CFEngine configuration

Before starting this step make sure that PostgreSQL is running on both active and passive nodes and passive node is being replicated.

  1. Create HA configuration file on both active and passive hubs like below:

    echo "cmp_master: PRI
    cmp_slave: HS:async,HS:sync,HS:alone
    cmd: /usr/sbin/crm_attribute -l reboot -n pgsql-status -G -q" > /var/cfengine/ha.cfg
    
  2. Create HA JSON configuration file as below:

    echo "{
    \"192.168.100.10\":
    {
     \"sha\": \"c14a17325b9a1bdb0417662806f579e4187247317a9e1739fce772992ee422f6\",
     \"internal_ip\": \"192.168.100.10\",
     \"tags\": [\"node1\"]
    },
    \"192.168.100.11\":
    {
     \"sha\": \"b492eb4b59541c02a13bd52efe17c6a720e8a43b7c8f8803f3fc85dee7951e4f\",
     \"internal_ip\": \"192.168.100.11\",
     \"tags\": [\"node2\"]
    }
    }" > /var/cfengine/masterfiles/cfe_internal/ha/ha_info.json
    

    The internal_ip attribute is the IP address of the hub (the one you used to bootstrapped itself to) and sha is the key of the hub. The sha key can be found by running cf-key -s the on the respective hub and match that to the internal_ip.

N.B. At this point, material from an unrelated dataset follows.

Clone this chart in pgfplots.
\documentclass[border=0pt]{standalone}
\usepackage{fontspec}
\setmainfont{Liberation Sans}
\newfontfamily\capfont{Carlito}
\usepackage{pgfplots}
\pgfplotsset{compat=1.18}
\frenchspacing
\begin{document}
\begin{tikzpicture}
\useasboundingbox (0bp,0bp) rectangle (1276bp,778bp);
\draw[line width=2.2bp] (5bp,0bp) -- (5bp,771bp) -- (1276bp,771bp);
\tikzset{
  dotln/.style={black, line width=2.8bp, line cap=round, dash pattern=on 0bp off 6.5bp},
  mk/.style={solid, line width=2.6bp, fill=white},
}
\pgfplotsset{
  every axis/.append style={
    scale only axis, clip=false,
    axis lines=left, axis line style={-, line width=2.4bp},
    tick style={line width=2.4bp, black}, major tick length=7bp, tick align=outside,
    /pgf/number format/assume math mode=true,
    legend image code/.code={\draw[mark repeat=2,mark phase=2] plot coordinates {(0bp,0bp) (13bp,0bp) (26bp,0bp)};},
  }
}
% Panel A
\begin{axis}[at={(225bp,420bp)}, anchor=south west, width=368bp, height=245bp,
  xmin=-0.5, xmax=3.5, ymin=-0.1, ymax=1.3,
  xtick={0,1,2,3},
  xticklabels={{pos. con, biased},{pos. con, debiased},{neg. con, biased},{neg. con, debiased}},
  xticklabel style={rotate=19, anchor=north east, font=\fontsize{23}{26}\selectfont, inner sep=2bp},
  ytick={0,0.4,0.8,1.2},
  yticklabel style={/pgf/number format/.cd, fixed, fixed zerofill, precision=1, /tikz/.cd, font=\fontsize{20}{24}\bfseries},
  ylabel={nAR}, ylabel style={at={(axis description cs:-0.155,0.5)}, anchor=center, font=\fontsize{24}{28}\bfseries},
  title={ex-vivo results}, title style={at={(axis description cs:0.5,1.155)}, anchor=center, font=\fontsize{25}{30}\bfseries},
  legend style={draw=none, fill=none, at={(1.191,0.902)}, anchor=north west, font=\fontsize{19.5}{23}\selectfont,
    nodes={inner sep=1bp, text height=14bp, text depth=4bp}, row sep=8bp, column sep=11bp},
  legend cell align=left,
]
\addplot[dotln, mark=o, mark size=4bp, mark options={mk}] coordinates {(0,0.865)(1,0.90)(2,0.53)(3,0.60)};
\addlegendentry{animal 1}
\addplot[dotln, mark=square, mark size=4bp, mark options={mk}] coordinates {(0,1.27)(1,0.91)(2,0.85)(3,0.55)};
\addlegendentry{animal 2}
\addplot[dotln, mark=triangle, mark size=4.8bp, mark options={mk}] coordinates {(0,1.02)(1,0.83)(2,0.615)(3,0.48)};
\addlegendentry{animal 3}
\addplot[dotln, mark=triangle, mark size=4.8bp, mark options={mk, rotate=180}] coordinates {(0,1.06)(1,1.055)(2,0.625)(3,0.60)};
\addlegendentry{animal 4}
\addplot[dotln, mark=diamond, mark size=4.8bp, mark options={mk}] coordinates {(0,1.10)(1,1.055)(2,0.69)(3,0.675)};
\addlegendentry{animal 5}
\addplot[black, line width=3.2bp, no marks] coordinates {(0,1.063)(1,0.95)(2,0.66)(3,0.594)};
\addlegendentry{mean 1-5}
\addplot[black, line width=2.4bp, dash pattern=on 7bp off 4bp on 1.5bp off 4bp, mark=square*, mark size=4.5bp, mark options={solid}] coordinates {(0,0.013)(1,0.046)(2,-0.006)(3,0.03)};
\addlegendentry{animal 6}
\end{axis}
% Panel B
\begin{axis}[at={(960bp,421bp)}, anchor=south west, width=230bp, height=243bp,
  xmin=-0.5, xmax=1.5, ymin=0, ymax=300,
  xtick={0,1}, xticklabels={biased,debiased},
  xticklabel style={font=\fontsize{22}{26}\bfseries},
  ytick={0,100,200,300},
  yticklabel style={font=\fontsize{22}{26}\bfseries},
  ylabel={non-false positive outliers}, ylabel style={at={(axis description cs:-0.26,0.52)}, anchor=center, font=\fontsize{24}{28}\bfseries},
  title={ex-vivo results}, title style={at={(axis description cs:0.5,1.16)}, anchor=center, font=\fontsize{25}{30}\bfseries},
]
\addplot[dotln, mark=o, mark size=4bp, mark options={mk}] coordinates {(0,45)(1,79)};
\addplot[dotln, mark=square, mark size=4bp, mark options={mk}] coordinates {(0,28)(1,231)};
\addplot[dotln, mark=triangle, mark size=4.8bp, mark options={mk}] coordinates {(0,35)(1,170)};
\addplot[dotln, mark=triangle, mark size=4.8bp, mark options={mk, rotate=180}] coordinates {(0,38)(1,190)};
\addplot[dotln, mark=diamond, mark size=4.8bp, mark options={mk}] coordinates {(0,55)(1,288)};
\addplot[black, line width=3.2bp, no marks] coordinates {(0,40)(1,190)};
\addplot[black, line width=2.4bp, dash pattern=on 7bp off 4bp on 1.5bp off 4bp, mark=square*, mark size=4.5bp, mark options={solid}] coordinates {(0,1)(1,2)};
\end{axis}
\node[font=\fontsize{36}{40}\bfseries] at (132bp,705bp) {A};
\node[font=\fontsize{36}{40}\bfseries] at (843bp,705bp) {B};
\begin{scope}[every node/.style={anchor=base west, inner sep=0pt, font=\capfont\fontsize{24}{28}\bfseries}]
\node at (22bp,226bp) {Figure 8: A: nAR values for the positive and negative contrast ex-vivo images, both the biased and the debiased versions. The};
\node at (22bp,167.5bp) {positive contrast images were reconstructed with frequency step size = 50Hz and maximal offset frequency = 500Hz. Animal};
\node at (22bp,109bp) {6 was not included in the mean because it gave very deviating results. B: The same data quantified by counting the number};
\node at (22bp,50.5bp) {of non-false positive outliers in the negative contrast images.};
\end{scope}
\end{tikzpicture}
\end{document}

  3. Modify /var/cfengine/masterfiles/def.cf and enable HA by uncommenting "enable_cfengine_enterprise_hub_ha" expression => "enterprise_edition"; line (make sure to comment or remove line "enable_cfengine_enterprise_hub_ha" expression => "!any";).

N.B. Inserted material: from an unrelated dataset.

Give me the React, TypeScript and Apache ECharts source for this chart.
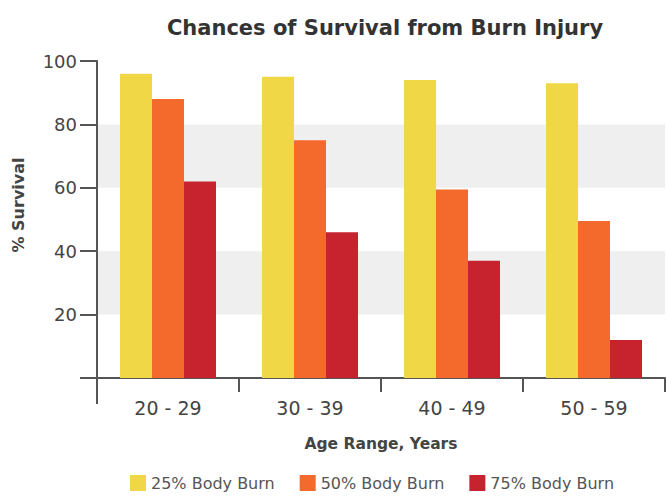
import React, { useEffect, useRef } from "react";
import * as echarts from "echarts";

const categories = ["20 - 29", "30 - 39", "40 - 49", "50 - 59"];
const seriesNames = ["25% Body Burn", "50% Body Burn", "75% Body Burn"];
const burn25 = [96, 95, 94, 93];
const burn50 = [88, 75, 59.5, 49.5];
const burn75 = [62, 46, 37, 12];
const yTicks = [0, 20, 40, 60, 80, 100];

const colors = ["#F0D746", "#F4692C", "#C6232E"];
const FONT = "DejaVu Sans";
const GRID = { left: 97, right: 2, top: 61, bottom: 118 };

export default function App() {
  const ref = useRef<HTMLDivElement>(null);
  useEffect(() => {
    if (!ref.current) return;
    const chart = echarts.init(ref.current, null, { renderer: "svg" });
    const axisY = 496 - GRID.bottom;
    chart.setOption({
      animation: false,
      backgroundColor: "#ffffff",
      title: {
        text: "Chances of Survival from Burn Injury",
        left: 380,
        textAlign: "center",
        top: 12,
        textStyle: { fontFamily: FONT, fontWeight: "bold", fontSize: 21, color: "#333" },
      },
      legend: {
        data: seriesNames,
        left: 125,
        top: 470,
        icon: "rect",
        itemWidth: 16,
        itemHeight: 16,
        itemGap: 25,
        textStyle: { fontFamily: FONT, fontSize: 16, color: "#555" },
      },
      grid: { ...GRID, containLabel: false },
      xAxis: {
        type: "category",
        data: categories,
        name: "Age Range, Years",
        nameLocation: "middle",
        nameGap: 58,
        nameTextStyle: { fontFamily: FONT, fontWeight: "bold", fontSize: 15.5, color: "#444" },
        axisLine: { lineStyle: { color: "#555", width: 2 } },
        axisTick: { show: true, length: 14, lineStyle: { color: "#555", width: 2 } },
        axisLabel: { fontFamily: FONT, fontSize: 19, color: "#444", margin: 20 },
      },
      yAxis: {
        type: "value",
        min: yTicks[0],
        max: yTicks[yTicks.length - 1],
        interval: 20,
        axisLine: { show: true, lineStyle: { color: "#555", width: 2 } },
        axisTick: { show: true, length: 17, lineStyle: { color: "#555", width: 2 } },
        axisLabel: {
          fontFamily: FONT,
          fontSize: 18,
          color: "#444",
          margin: 20,
          formatter: (v: number) => (v === 0 ? "" : String(v)),
        },
        splitLine: { show: false },
        splitArea: { show: true, areaStyle: { color: ["rgba(0,0,0,0)", "#EFEFEF"] } },
      },
      graphic: [
        {
          type: "line",
          shape: { x1: GRID.left, y1: axisY, x2: GRID.left, y2: axisY + 26 },
          style: { stroke: "#555", lineWidth: 2 },
        },
        {
          type: "text",
          x: 18,
          y: 205,
          rotation: Math.PI / 2,
          style: {
            text: "% Survival",
            fontFamily: FONT,
            fontWeight: "bold",
            fontSize: 16,
            fill: "#444",
            align: "center",
            verticalAlign: "middle",
          },
        },
      ],
      series: [burn25, burn50, burn75].map((d, i) => ({
        name: seriesNames[i],
        type: "bar",
        data: d,
        barWidth: 32,
        barGap: "0%",
        itemStyle: { color: colors[i] },
      })),
    });
    return () => chart.dispose();
  }, []);
  return (
    <div
      ref={ref}
      style={{ position: "fixed", left: 0, top: 0, width: 667, height: 496 }}
    />
  );
}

  4. Run update.cf to make sure that new policy is copied from masterfiles to inputs cf-agent -f update.cf on active first and then on passive.

  5. Start corosync and pacemaker on active node first. Make sure that PostgreSQL is running and managed by corosync/pacemaker. Verify the status using following commend crm_mon -Afr1 You should see something similar to one below:

    Last updated: Wed Aug 20 15:54:32 2014
    Last change: Wed Aug 20 15:54:09 2014 via crm_attribute on node1
    Stack: classic openais (with plugin)
    Current DC: node1 - partition WITHOUT quorum
    Version: 1.1.10-14.el6_5.3-368c726
    2 Nodes configured, 2 expected votes
    4 Resources configured
    
    Online: [ node1 ]
    OFFLINE: [ node2 ]
    
    Full list of resources:
    
    Master/Slave Set: pgsql-ms [pgsql]
        Stopped: [ node1 node2 ]
    Resource Group: ip-group
        ip-cluster    (ocf::heartbeat:IPaddr2):    Stopped
        ip-rep    (ocf::heartbeat:IPaddr2):    Stopped
    
    Node Attributes:
    * Node node1:
        + master-pgsql                        : -INFINITY
        + pgsql-data-status                   : LATEST
        + pgsql-status                        : STOP
    
    Migration summary:
    * Node node1:
       pgsql: migration-threshold=1 fail-count=2 last-failure='Wed Aug 20 15:54:12 2014'
    
    Failed actions:
        pgsql_monitor_4000 on node1 'not running' (7): call=28, status=complete, last-rc-change='Wed Aug 20 15:54:12 2014', queued=300ms, exec=1ms
    

    By default after starting corosync it will stop PostgreSQL as there is no connection with second node. pgsql-status should be STOP and PostgreSQL should not run. If this is the case repair PostgreSQL resource using crm resource cleanup pgsql. After this run crm_mon -Afr1 again and wait until pgsql-status is reported as PRI.

  6. Start corosync on SLAVE node. After this second node should immediately be reported as passive and you should see output of crm_mon -Afr1 similar to one below:

    Last updated: Wed Aug 20 15:47:47 2014
    Last change: Wed Aug 20 15:57:56 2014 via crm_attribute on node1
    Stack: classic openais (with plugin)
    Current DC: node1 - partition with quorum
    Version: 1.1.10-14.el6_5.3-368c726
    2 Nodes configured, 2 expected votes
    4 Resources configured
    
    Online: [ node1 node2 ]
    
    Full list of resources:
    
    Master/Slave Set: pgsql-ms [pgsql]
         Masters: [ node1 ]
         Slaves: [ node2 ]
    Resource Group: ip-group
         ip-cluster    (ocf::heartbeat:IPaddr2):    Started node1
         ip-rep    (ocf::heartbeat:IPaddr2):    Started node1
    
    Node Attributes:
    * Node node1:
        + master-pgsql                        : 1000
        + pgsql-data-status                   : LATEST
        + pgsql-master-baseline               : 0000000006000090
        + pgsql-status                        : PRI
    * Node node2:
        + master-pgsql                        : 1000
        + pgsql-data-status                   : STREAMING|ASYNC
        + pgsql-status                        : HS:alone
        + pgsql-xlog-loc                      : 00000000060000F8
    
    Migration summary:
    * Node node1:
    * Node node2:
    

    IMPORTANT: Please make sure that pgsql-status for the active node is reported as PRI and passive as HS:alone or HS:async.

  7. Enjoy your working CFEngine High Availability setup!